2015 German-Russian short film

The Way Out (Выход) (Der Auftritt) is a German-Russian 2015 short film directed, written and produced by Mikhail Uchitelev. It premiered in the Short Film Corner of the 2015 Cannes Film Festival. It was awarded the Grand Prix at the International Festival "Reflections of Spirit" in Erlangen, Germany, the Best Supporting Actor award at The Short Film Awards International Festival in New York, and the Best Actress award at the Blow-Up International Arthouse Film Festival. It was officially selected at the Roving Eye International Film Festival (the partner of the Oscar-qualifying Flickers' Rhode Island International Film Festival).

==Synopsis==
The story unfolds in Eastern Europe during late 1941. Edith (portrayed by Elina Amromina) is a Jewish opera diva concealed from the Nazis by Gustav (played by Alexander Alexeyev), who shelters her in the theater's cellar during the occupation. Despite Gustav's assurances that she is safe, Edith recognizes the danger his help poses to his own life. Fearing for Gustav's safety, she resolves to leave the theater to protect him. Despite Gustav's attempts to convince her otherwise, Edith, consumed by terror, attempts to flee. Although Gustav manages to bring her back, their actions draw the attention of the Nazis. The Nazi commandant (played by Artur Kharitonenko) confronts Gustav, demanding that he surrender Edith or face death. Watching from a corner of the theater, Edith decides to go to the commandant's office and give herself up. Anticipating her move, Gustav tries to stop her, witnessing what he believes to be Edith's murder in the process. Unbeknownst to him, the victim is not Edith, who has instead locked herself in the cellar while she seeks another escape route. The following day, Edith resolves to go to the commandant's office and save Gustav's life. With the theater completely cordoned off, she sees only one possible route to safety.

==Cast==
- Elina Amromina as Edith Goldschmidt
- Alexander Alexeyev as Gustav, a theater director
- Aleksey Morozov as Tenor
- Tatiana Ryabokon as Make-up artist
- Artur Kharitonenko as SS commandant

==Reception==
The Way Out received generally positive reviews and the Saint Petersburg Evening Post praised the work for effectively using its 33-minute length to its advantage.

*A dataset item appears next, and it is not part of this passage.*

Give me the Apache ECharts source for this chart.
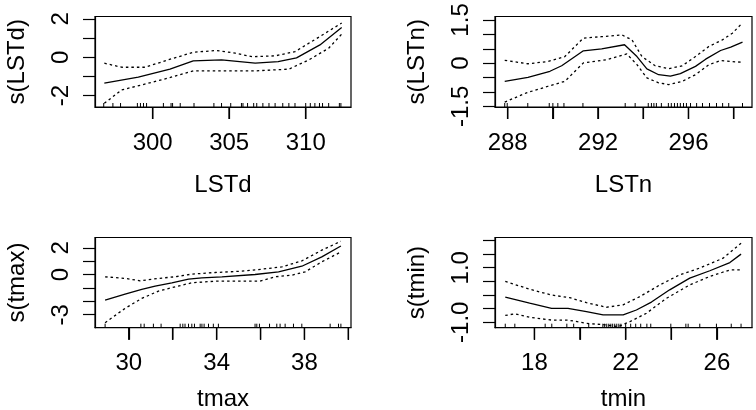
<!DOCTYPE html>
<html><head><meta charset="utf-8">
<script src="https://cdn.jsdelivr.net/npm/echarts@6/dist/echarts.min.js"></script>
<style>html,body{margin:0;padding:0;background:#fff}#c{width:756px;height:410px}</style>
</head><body><div id="c"></div>
<script>
// ---------- Panel 1: LSTd ----------
const lstdFitX = [296.84, 299.06, 301.13, 302.65, 304.5, 306.7, 308.2, 309.4, 310.93, 312.35];
const lstdFitY = [-1.35, -1.04, -0.62, -0.19, -0.14, -0.31, -0.23, -0.03, 0.64, 1.55];
const lstdUpX = [296.84, 297.97, 299.5, 301.0, 302.65, 304.2, 305.4, 306.5, 308.0, 309.3, 310.93, 312.35];
const lstdUpY = [-0.31, -0.52, -0.52, -0.14, 0.26, 0.35, 0.21, 0.03, 0.07, 0.29, 1.08, 1.78];
const lstdLoX = [296.84, 297.97, 299.3, 301.0, 302.65, 304.5, 306.7, 308.9, 310.2, 311.5, 312.35];
const lstdLoY = [-2.4, -1.70, -1.44, -1.09, -0.71, -0.71, -0.71, -0.62, -0.14, 0.47, 1.2];
const lstdRug = [296.8, 297.4, 297.9, 299.0, 299.2, 299.4, 299.6, 300.7, 301.2, 301.3, 301.8, 302.7, 304.0, 304.5, 305.1, 305.8, 305.9, 306.2, 306.6, 306.8, 307.2, 307.6, 308.0, 308.5, 308.9, 309.3, 310.0, 310.3, 310.6, 310.9, 311.1, 311.5, 312.2, 312.3];
const lstdXTicks = [300, 305, 310];
const lstdXLabels = [300, 305, 310];
const lstdYTicks = [-2, -1, 0, 1, 2];
const lstdYLabels = [-2, 0, 2];

// ---------- Panel 2: LSTn ----------
const lstnFitX = [287.87, 288.9, 289.87, 290.39, 291.35, 292.16, 293.17, 293.72, 294.16, 294.68, 295.2, 295.64, 296.31, 296.76, 297.42, 297.87, 298.39];
const lstnFitY = [-0.63, -0.49, -0.28, -0.09, 0.43, 0.50, 0.64, 0.23, -0.20, -0.40, -0.45, -0.36, -0.11, 0.14, 0.44, 0.56, 0.73];
const lstnUpX = [287.87, 288.9, 289.79, 290.53, 291.35, 292.16, 293.05, 293.5, 293.94, 294.53, 295.12, 295.72, 296.31, 296.9, 297.5, 297.94, 298.39];
const lstnUpY = [0.10, -0.02, 0.06, 0.23, 0.87, 0.92, 0.98, 0.81, 0.23, -0.09, -0.19, -0.09, 0.23, 0.58, 0.81, 1.04, 1.40];
const lstnLoX = [287.87, 288.83, 289.79, 290.53, 291.35, 292.39, 293.05, 293.27, 293.72, 294.16, 294.68, 295.12, 295.72, 296.31, 296.9, 297.42, 297.87, 298.39];
const lstnLoY = [-1.35, -1.03, -0.80, -0.63, 0.01, 0.12, 0.27, 0.32, -0.05, -0.51, -0.68, -0.74, -0.63, -0.40, -0.05, 0.09, 0.06, 0.03];
const lstnRug = [287.87, 287.98, 288.89, 289.84, 290.0, 290.22, 290.49, 291.33, 293.2, 293.64, 294.22, 294.36, 294.47, 294.58, 294.8, 295.11, 295.24, 295.38, 295.51, 295.64, 295.78, 295.91, 296.09, 296.36, 296.62, 296.93, 297.24, 297.51, 297.78, 298.39];
const lstnXTicks = [288, 290, 292, 294, 296, 298];
const lstnXLabels = [288, 292, 296];
const lstnYTicks = [-1.5, -1.0, -0.5, 0, 0.5, 1.0, 1.5];
const lstnYLabels = [-1.5, 0, 1.5];

// ---------- Panel 3: tmax ----------
const tmaxFitX = [28.92, 29.83, 30.59, 31.2, 31.96, 32.72, 33.33, 34.24, 35.75, 36.82, 37.88, 38.79, 39.66];
const tmaxFitY = [-1.90, -1.46, -1.11, -0.86, -0.61, -0.34, -0.24, -0.16, 0.01, 0.21, 0.63, 1.33, 2.14];
const tmaxUpX = [28.92, 29.83, 30.51, 31.35, 32.11, 32.87, 33.93, 35.15, 36.06, 36.97, 37.88, 38.79, 39.66];
const tmaxUpY = [-0.16, -0.28, -0.46, -0.28, -0.16, 0.04, 0.16, 0.26, 0.41, 0.58, 1.03, 1.83, 2.5];
const tmaxLoX = [28.92, 29.83, 30.59, 31.35, 32.11, 32.87, 33.93, 35.15, 35.98, 36.67, 37.43, 38.03, 38.79, 39.66];
const tmaxLoY = [-3.6, -2.52, -1.78, -1.23, -0.91, -0.61, -0.49, -0.49, -0.49, -0.16, -0.04, 0.21, 0.96, 1.70];
const tmaxRug = [28.92, 30.55, 30.70, 31.12, 31.47, 32.34, 32.46, 32.56, 32.72, 32.87, 32.99, 33.25, 33.33, 33.43, 33.63, 33.85, 34.08, 35.75, 35.83, 35.95, 36.41, 36.74, 36.89, 37.12, 37.5, 37.88, 39.17, 39.55, 39.66];
const tmaxXTicks = [30, 32, 34, 36, 38, 40];
const tmaxXLabels = [30, 34, 38];
const tmaxYTicks = [-3, -2, -1, 0, 1, 2];
const tmaxYLabels = [-3, 0, 2];

// ---------- Panel 4: tmin ----------
const tminFitX = [16.72, 17.79, 18.75, 19.47, 20.28, 21.01, 21.89, 22.47, 23.13, 23.93, 24.81, 25.69, 26.57, 27.06];
const tminFitY = [-0.08, -0.30, -0.49, -0.49, -0.61, -0.73, -0.73, -0.55, -0.26, 0.19, 0.62, 0.89, 1.19, 1.50];
const tminUpX = [16.72, 17.79, 18.75, 19.55, 20.28, 21.16, 21.89, 22.62, 23.5, 24.37, 25.25, 26.27, 27.06];
const tminUpY = [0.50, 0.21, 0.0, -0.10, -0.28, -0.45, -0.36, -0.06, 0.37, 0.74, 0.99, 1.35, 1.9];
const tminLoX = [16.72, 17.14, 17.79, 18.75, 19.47, 20.28, 21.16, 21.67, 22.18, 22.91, 23.79, 24.81, 25.69, 26.57, 27.06];
const tminLoY = [-0.75, -0.69, -0.82, -0.92, -0.92, -1.04, -1.10, -1.16, -0.98, -0.67, -0.12, 0.37, 0.68, 0.92, 0.92];
const tminRug = [16.72, 17.14, 18.47, 18.76, 19.42, 19.72, 20.38, 21.0, 21.08, 21.17, 21.26, 21.35, 21.43, 21.52, 21.61, 21.7, 21.79, 22.0, 22.22, 22.44, 22.66, 22.93, 23.1, 23.98, 24.64, 24.74, 25.25, 25.98, 26.63, 27.06];
const tminXTicks = [18, 20, 22, 24, 26];
const tminXLabels = [18, 22, 26];
const tminYTicks = [-1.0, -0.5, 0, 0.5, 1.0, 1.5, 2.0];
const tminYLabels = [-1.0, 1.0];

// ---------- layout / styling ----------
const FONT = '"Liberation Sans", Arial, Helvetica, sans-serif';
const panels = [
  {name: 'LSTd', fitX: lstdFitX, fitY: lstdFitY, upX: lstdUpX, upY: lstdUpY, loX: lstdLoX, loY: lstdLoY, rug: lstdRug,
   xT: lstdXTicks, xL: lstdXLabels, yT: lstdYTicks, yL: lstdYLabels, xr: [296.23, 312.96], yr: [-2.59, 2.12],
   grid: {left: 95, top: 16.5, width: 256, height: 90.5}, xGap: 66, yFmt: v => String(v)},
  {name: 'LSTn', fitX: lstnFitX, fitY: lstnFitY, upX: lstnUpX, upY: lstnUpY, loX: lstnLoX, loY: lstnLoY, rug: lstnRug,
   xT: lstnXTicks, xL: lstnXLabels, yT: lstnYTicks, yL: lstnYLabels, xr: [287.44, 298.81], yr: [-1.52, 1.62],
   grid: {left: 495, top: 16.5, width: 257, height: 90.5}, xGap: 66, yFmt: v => String(v)},
  {name: 'tmax', fitX: tmaxFitX, fitY: tmaxFitY, upX: tmaxUpX, upY: tmaxUpY, loX: tmaxLoX, loY: tmaxLoY, rug: tmaxRug,
   xT: tmaxXTicks, xL: tmaxXLabels, yT: tmaxYTicks, yL: tmaxYLabels, xr: [28.46, 40.12], yr: [-3.97, 2.78],
   grid: {left: 95, top: 237.5, width: 256, height: 90.2}, xGap: 60, yFmt: v => String(v)},
  {name: 'tmin', fitX: tminFitX, fitY: tminFitY, upX: tminUpX, upY: tminUpY, loX: tminLoX, loY: tminLoY, rug: tminRug,
   xT: tminXTicks, xL: tminXLabels, yT: tminYTicks, yL: tminYLabels, xr: [16.27, 27.54], yr: [-1.20, 2.11],
   grid: {left: 495, top: 237.5, width: 257, height: 90.2}, xGap: 60, yFmt: v => Number(v).toFixed(1)}
];

const zip = (a, b) => a.map((v, i) => [v, b[i]]);
const grids = [], xAxes = [], yAxes = [], series = [];
const labelStyle = {color: '#000', fontSize: 24, fontFamily: FONT};
const tickStyle = {color: '#000', width: 1.2};

panels.forEach((p, i) => {
  grids.push(Object.assign({show: true, borderColor: '#000', borderWidth: 1.2, outerBoundsMode: 'none'}, p.grid));
  xAxes.push({
    type: 'value', gridIndex: i, min: p.xr[0], max: p.xr[1],
    name: p.name, nameLocation: 'middle', nameGap: p.xGap,
    nameTextStyle: {color: '#000', fontSize: 24, fontFamily: FONT},
    axisLine: {show: true, onZero: false, lineStyle: tickStyle}, splitLine: {show: false},
    axisTick: {show: true, length: 12, customValues: p.xT, lineStyle: tickStyle},
    axisLabel: Object.assign({margin: 24, customValues: p.xL, formatter: v => String(v)}, labelStyle)
  });
  yAxes.push({
    type: 'value', gridIndex: i, min: p.yr[0], max: p.yr[1],
    name: 's(' + p.name + ')', nameLocation: 'middle', nameGap: 66, nameRotate: 90,
    nameTextStyle: {color: '#000', fontSize: 24, fontFamily: FONT},
    axisLine: {show: true, onZero: false, lineStyle: tickStyle}, splitLine: {show: false},
    axisTick: {show: true, length: 12, customValues: p.yT, lineStyle: tickStyle},
    axisLabel: Object.assign({margin: 22, rotate: 90, customValues: p.yL, formatter: p.yFmt}, labelStyle)
  });
  const common = {type: 'line', xAxisIndex: i, yAxisIndex: i, showSymbol: false, symbol: 'none', smooth: false};
  series.push(Object.assign({}, common, {data: zip(p.fitX, p.fitY), lineStyle: {color: '#000', width: 1.3, type: 'solid'}}));
  series.push(Object.assign({}, common, {data: zip(p.upX, p.upY), lineStyle: {color: '#000', width: 1.3, type: [2.5, 3]}}));
  series.push(Object.assign({}, common, {data: zip(p.loX, p.loY), lineStyle: {color: '#000', width: 1.3, type: [2.5, 3]}}));
  // rug marks along the bottom edge of the box
  series.push({
    type: 'custom', xAxisIndex: i, yAxisIndex: i,
    data: p.rug.map(v => [v, p.yr[0]]),
    encode: {x: 0, y: 1},
    renderItem: function (params, api) {
      const pt = api.coord([api.value(0), api.value(1)]);
      return {type: 'line', shape: {x1: pt[0], y1: pt[1], x2: pt[0], y2: pt[1] - 4},
        style: {stroke: '#000', lineWidth: 1}};
    }
  });
  // outward x ticks drawn on a separate top layer, placed through the axis scale
  series.push({
    type: 'custom', xAxisIndex: i, yAxisIndex: i, clip: false, zlevel: 3, z: 100,
    data: p.xT.map(v => [v, p.yr[0]]),
    encode: {x: 0, y: 1},
    renderItem: function (params, api) {
      const pt = api.coord([api.value(0), api.value(1)]);
      return {type: 'line', shape: {x1: pt[0], y1: pt[1], x2: pt[0], y2: pt[1] + 12},
        style: {stroke: '#000', lineWidth: 1.2}};
    }
  });
});

const chart = echarts.init(document.getElementById('c'));
chart.setOption({
  animation: false,
  grid: grids, xAxis: xAxes, yAxis: yAxes, series: series
});

// backup: same ticks as graphic elements, positions converted by the chart's own scales
const tickGraphics = [];
panels.forEach((p, i) => {
  p.xT.forEach(v => {
    const pt = chart.convertToPixel({xAxisIndex: i, yAxisIndex: i}, [v, p.yr[0]]);
    if (pt) {
      tickGraphics.push({type: 'line', zlevel: 4, z: 100, silent: true,
        shape: {x1: pt[0], y1: pt[1], x2: pt[0], y2: pt[1] + 12},
        style: {stroke: '#000', lineWidth: 1.2}});
    }
  });
});
chart.setOption({graphic: tickGraphics});
</script>
</body></html>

A reviewer for Jüdische Rundschau gave a favorable review for the work, comparing it positively to Caravaggio's masterpieces. The Gazeta Strela also had praise for the film, which they felt told its story in a "heartfelt and intimate manner". The film has been officially presented at the Russian Pavilion at the Cannes Festival and this event has been covered by Proficinema. and also by ROSKINO. The film received a positive review at the TMFF.